We conclude that in March of 1988, Haggart possessed the salient facts which triggered her duty to exercise reasonable diligence to further investigate and pursue her cause of action. Just as in E.J.M., supra, the discovery rule in the present case did not toll the statute of limitations simply because at the time of her alleged abuse by Dr. Cho, she did not know Cho's alleged actions were causing her psychological harm. Haggart was aware as early as March of 1988, that "something was very wrong with the situation in which [she] found herself." E.J.M., 622 A.2d at 1394.
Our conclusion that the statute of limitation was not tolled until Haggart learned of the transference phenomenon is further supported by a recent decision of our supreme court in Dalrymple v. Brown, 549 Pa. 217, 701 A.2d 164 (1997). In that case, Dalrymple alleged that she recovered memories on August 25, 1990, of a sexual assault perpetrated on her as a child in 1968 and 1969. Dalrymple claimed that she had repressed her memories of the assault for over twenty years and first recalled them on August 25, 1990, and filed suit by writ of summons on July 10, 1992. The court refused to apply the discovery rule to toll the applicable statute of limitations in that case and stated the following:
Regardless of how appellant categorizes repressed memory she cannot escape the fact that the original injury was a battery which is commonly defined at law as a harmful or offensive contact. Levenson v. Souser, 384 Pa. Super. 132, 557 A.2d 1081, appeal denied, 524 Pa. 621, 571 A.2d 383 (1989). In a typical battery all the elements of the offensive touching will be present and ascertainable by the plaintiff at the time of the touching itself. Id. Under application of the objective standard it would be absurd to argue that a reasonable person, even assuming for the sake of argument, a reasonable six year old, would repress the memory of a touching so that no amount of diligence would enable that person to know of the injury.
Dalrymple, 701 A.2d at 170.
The decision in Dalrymple, supra, provides an even stronger reason for rejecting Haggart's discovery rule argument. Unlike the appellant in that case, Haggart is not alleging that she had no memory of the events which gave rise to her cause of action. Rather, Haggart contends she did not know those events amounted to inappropriate treatment which caused her psychological injury. As our Supreme Court emphasized in Dalrymple, 701 A.2d at 170: "The very essence of the discovery rule in Pennsylvania is that it applies only to those situations where the nature of the injury itself is such that no amount of vigilance will enable the plaintiff to detect an injury." (citing Pocono, 468 A.2d at 471). As the record reveals, Haggart admits that she was aware that something bothersome and inappropriate was happening to her as early as March of 1988. Nevertheless, she failed to exercise reasonable diligence to investigate her cause of action until 1991, when she consulted another therapist.

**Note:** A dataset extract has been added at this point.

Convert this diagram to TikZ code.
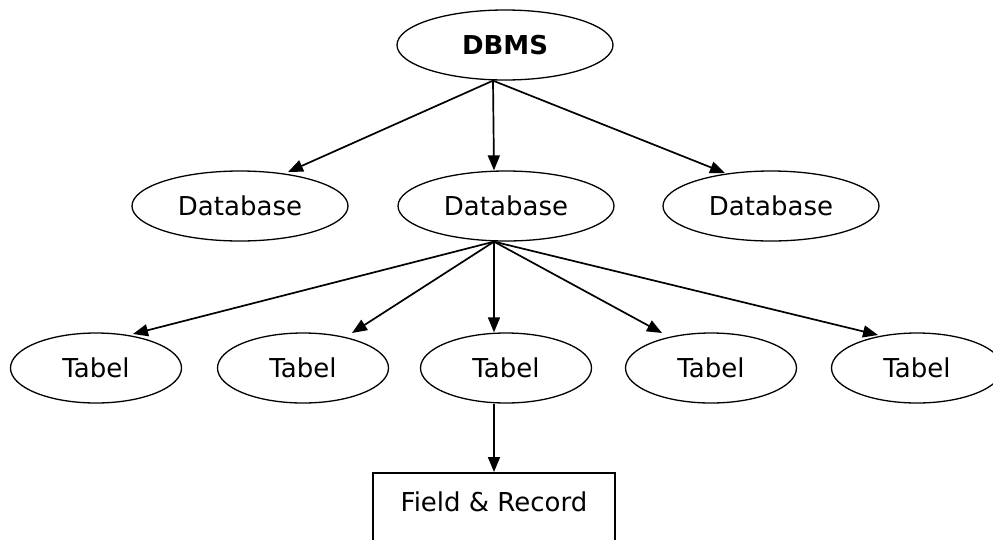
\documentclass[tikz,border=0pt]{standalone}
\usepackage{fontspec}
\setmainfont{DejaVu Sans}
\usetikzlibrary{shapes.geometric,arrows.meta,calc}
\begin{document}
\begin{tikzpicture}[x=1pt,y=-1pt,
  ell/.style={ellipse,draw,line width=1.3pt,inner sep=0pt,font=\fontsize{26}{30}\selectfont},
  dbell/.style={ell,minimum width=216pt,minimum height=70pt},
  tbell/.style={ell,minimum width=171pt,minimum height=70pt},
  boxnode/.style={draw,line width=2pt,anchor=north,inner sep=0pt,minimum width=242pt,text height=38pt,text depth=60pt,font=\fontsize{26}{30}\selectfont},
  conn/.style={line width=1.7pt,-{Triangle[length=15pt,width=12pt]}}]
\useasboundingbox (0,0) rectangle (993,539);
\clip (0,0) rectangle (993,539);
\node[dbell,font=\fontsize{26}{30}\selectfont\bfseries] (dbms) at (505,45) {DBMS};
\node[dbell] (db1) at (240,206) {Database};
\node[dbell] (db2) at (506,206) {Database};
\node[dbell] (db3) at (771,206) {Database};
\node[tbell] (t1) at (96,368) {Tabel};
\node[tbell] (t2) at (303,368) {Tabel};
\node[tbell] (t3) at (506,368) {Tabel};
\node[tbell] (t4) at (711,368) {Tabel};
\node[tbell] (t5) at (917,368) {Tabel};
\node[boxnode] (fr) at (494,472) {Field \& Record};
\draw[conn] ([xshift=-12pt]dbms.south) -- ($(db1.center)+(48,-34)$);
\draw[conn] ([xshift=-12pt]dbms.south) -- ([xshift=-12pt]db2.north);
\draw[conn] ([xshift=-12pt]dbms.south) -- ($(db3.center)+(-46,-33)$);
\draw[conn] ([xshift=-12pt]db2.south) -- ($(t1.center)+(37,-34)$);
\draw[conn] ([xshift=-12pt]db2.south) -- ($(t2.center)+(49,-35)$);
\draw[conn] ([xshift=-12pt]db2.south) -- ([xshift=-12pt]t3.north);
\draw[conn] ([xshift=-12pt]db2.south) -- ($(t4.center)+(-49,-35)$);
\draw[conn] ([xshift=-12pt]db2.south) -- ($(t5.center)+(-39,-33)$);
\draw[conn] ([xshift=-12pt]t3.south) -- (fr.north);
\end{tikzpicture}
\end{document}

In sum, we conclude that the applicable statute of limitations began to run in March of 1988, when the inappropriate physical contact with Cho allegedly began and Haggart felt something was wrong in her psychotherapeutic relationship. It was then that a reasonable person would possess the salient facts which serve as the basis of this cause of action. Since Haggart did not commence her suit until February 26, 1992, we find that her action is barred by the applicable two-year statute of limitations, and that summary judgment was properly granted in favor of Cho and the Hospital.